Imagine kindness spreading across a room, a stadium or a city. One person influencing those around him or her until everyone joins in.
So often in our lives, we are pressured to blindly follow what others do. I usually try to resist just going along with how others go along or being swept up by other people’s emotions or ideas. But I would gladly join a bandwagon of kindness.
Kindness is actually a cure for blindness. It wakes us up, so we actually see who we’re standing with and what we’re doing. This is the essence of kindness.
Kindness is the brother of joy, the sister of compassion, the father of insight, and the mother of transformation.
Acting with kindness can be one of the simplest of things to do. It can be like breathing. We breathe every moment. In fact, breathing is one aspect of ourselves that we can never do without. But being aware of our breath can take practice.
Many of us don’t breathe fully and deeply. We don’t realize that when our breath is calm, it is a friend who teaches us to be open and friendly. Or when it gets too rapid, it can dim our vision so we see others as enemies.
Likewise, when we act without kindness, we pay an unbelievable price. Just take a moment to remember what it feels like when we act out of fear, anger, hate, or greed. Or what thoughts or images rage in our mind. Our breath becomes tense and rushed. We erect a wall around ourselves built out of suspicion and muscular tension.

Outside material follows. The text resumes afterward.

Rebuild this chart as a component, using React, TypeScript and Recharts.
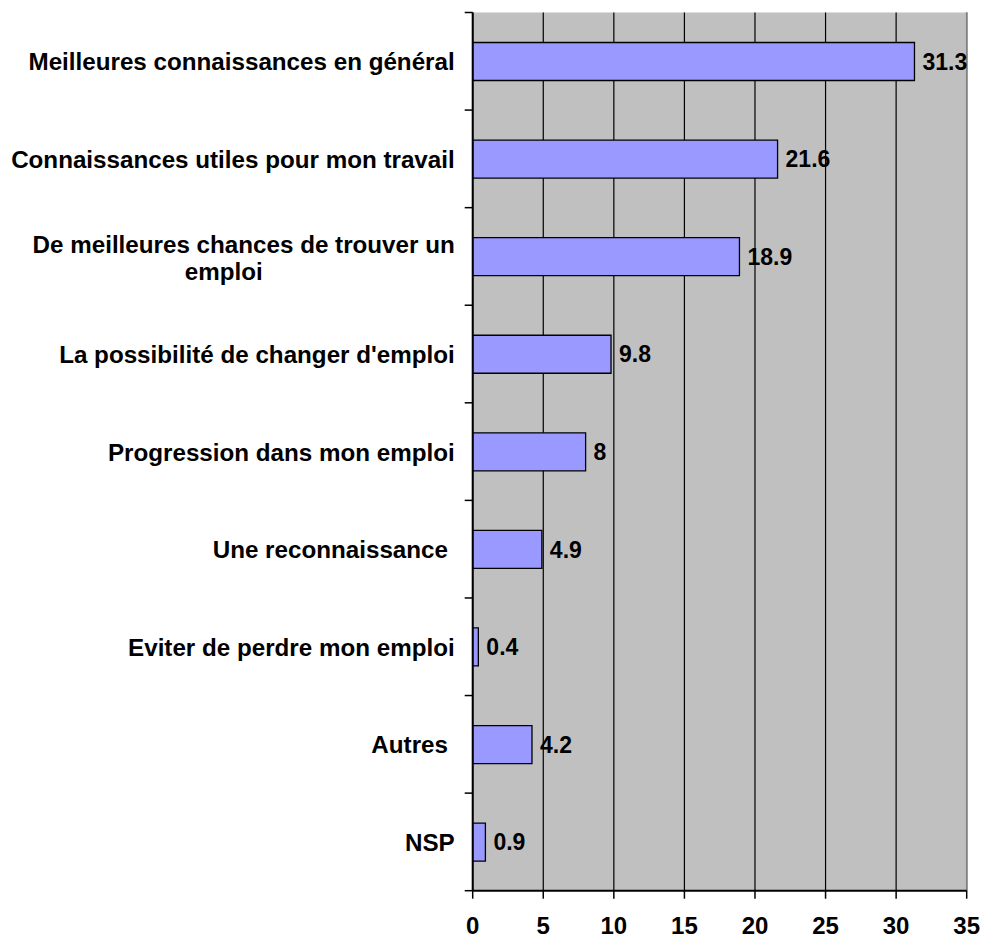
import React from "react";
import { BarChart, Bar, XAxis, YAxis, CartesianGrid, LabelList, ReferenceLine } from "recharts";

const categories = [
  "Meilleures connaissances en général",
  "Connaissances utiles pour mon travail",
  "De meilleures chances de trouver un\nemploi",
  "La possibilité de changer d'emploi",
  "Progression dans mon emploi",
  "Une reconnaissance ",
  "Eviter de perdre mon emploi",
  "Autres ",
  "NSP",
];
const values = [31.3, 21.6, 18.9, 9.8, 8, 4.9, 0.4, 4.2, 0.9];
const xTicks = [0, 5, 10, 15, 20, 25, 30, 35];

const data = categories.map((name, i) => ({ name, value: values[i] }));

const CHART_W = 983;
const CHART_H = 940;
const MARGIN_TOP = 12.5;
const MARGIN_RIGHT = 16.3;
const X_AXIS_H = 49.3;
const Y_AXIS_W = 472.7;
const BAND = (CHART_H - MARGIN_TOP - X_AXIS_H) / categories.length;
const FONT = "Arial, 'Liberation Sans', Helvetica, sans-serif";

function YTick(props: any) {
  const { y, payload, index } = props;
  const lines = String(payload.value).split("\n");
  const right = Y_AXIS_W - 18;
  const top = y - BAND / 2;
  return (
    <g>
      <line x1={Y_AXIS_W - 8} x2={Y_AXIS_W} y1={top} y2={top} stroke="#000" strokeWidth={1.5} />
      {index === categories.length - 1 && (
        <line x1={Y_AXIS_W - 8} x2={Y_AXIS_W} y1={y + BAND / 2} y2={y + BAND / 2} stroke="#000" strokeWidth={1.5} />
      )}
      <text
        fontSize={24.2}
        fontWeight="bold"
        fontFamily={FONT}
        fill="#000"
        style={{ whiteSpace: "pre" }}
      >
        {lines.length === 1 ? (
          <tspan x={right} y={y + 9} textAnchor="end">
            {lines[0]}
          </tspan>
        ) : (
          lines.map((l, i) =>
            i === 0 ? (
              <tspan key={i} x={right} y={y - 3.5} textAnchor="end">
                {l}
              </tspan>
            ) : (
              <tspan key={i} x={right - 231} y={y - 3.5 + 27 * i} textAnchor="middle">
                {l}
              </tspan>
            )
          )
        )}
      </text>
    </g>
  );
}

export default function App() {
  return (
    <div style={{ position: "absolute", left: 0, top: 0, width: CHART_W, height: CHART_H, background: "#fff" }}>
      <BarChart
        width={CHART_W}
        height={CHART_H}
        data={data}
        layout="vertical"
        margin={{ top: MARGIN_TOP, right: MARGIN_RIGHT, bottom: 0, left: 0 }}
      >
        <CartesianGrid horizontal={false} stroke="#000" strokeWidth={1.2} fill="#C0C0C0" fillOpacity={1} />
        <XAxis
          type="number"
          domain={[0, 35]}
          ticks={xTicks}
          interval={0}
          height={X_AXIS_H}
          tickSize={8}
          tickMargin={18}
          axisLine={{ stroke: "#000", strokeWidth: 2 }}
          tickLine={{ stroke: "#000", strokeWidth: 1.5 }}
          tick={{ fontSize: 24, fontWeight: "bold", fill: "#000", fontFamily: FONT }}
        />
        <YAxis
          type="category"
          dataKey="name"
          width={Y_AXIS_W}
          interval={0}
          tickLine={false}
          axisLine={{ stroke: "#000", strokeWidth: 2 }}
          tick={<YTick />}
        />
        <ReferenceLine x={35} stroke="#808080" strokeWidth={1.5} />
        <Bar dataKey="value" fill="#9999FF" stroke="#000" strokeWidth={1.3} barSize={38} isAnimationActive={false}>
          <LabelList
            dataKey="value"
            position="right"
            offset={8}
            fill="#000"
            style={{ fontSize: 23, fontWeight: "bold", fontFamily: FONT, fill: "#000" }}
          />
        </Bar>
      </BarChart>
    </div>
  );
}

When we act without kindness, we lose one of the best ways to decrease tension, anger, and fear. But when we’re kind to ourselves or others, tension drains from our bodies. The blinders fall away. And we’re left with a clearer light to see by.
We can strengthen the muscles of kindness just like we can strengthen the awareness of how we breathe.
Sit up comfortably, close your eyes partly or fully, and take a deep and easy breath. Simply enjoy breathing in, and then out.
And ask yourself: What images of kindness or kind people do you have? Imagine an act of kindness that you witnessed. It can be dramatic, like one person saving another’s life or taking some large and meaningful action. Or it can be small¾opening a door, lending a hand, or smiling at a stranger.
What does it mean to you to be kind?
What does it feel like when someone is kind to you?
Can you imagine what it feels like when you are kind to someone else? Imagine being kind to someone you know. Who would you like to be kind to? How would you be kind to this person?
Imagine a smile starting with one person, maybe you, and spreading through the room.
And just sit for a moment with the feeling of kindness.
I would gladly join with all the teachers alive today who have talked about the value of kindness. I would join their bandwagon without hesitation. In this time of history, marked by world leaders who try to fracture relationships between diverse communities, sponsor greed, and model hate, I would gladly go along with those who would build relationships among diverse communities, sponsor generosity, and model loving care.
And I have come to realize I breathe more deeply when I see the air itself as a friend. I breathe more deeply when I meet others as fellow human beings needing and desiring to breathe in the world as deeply as I do.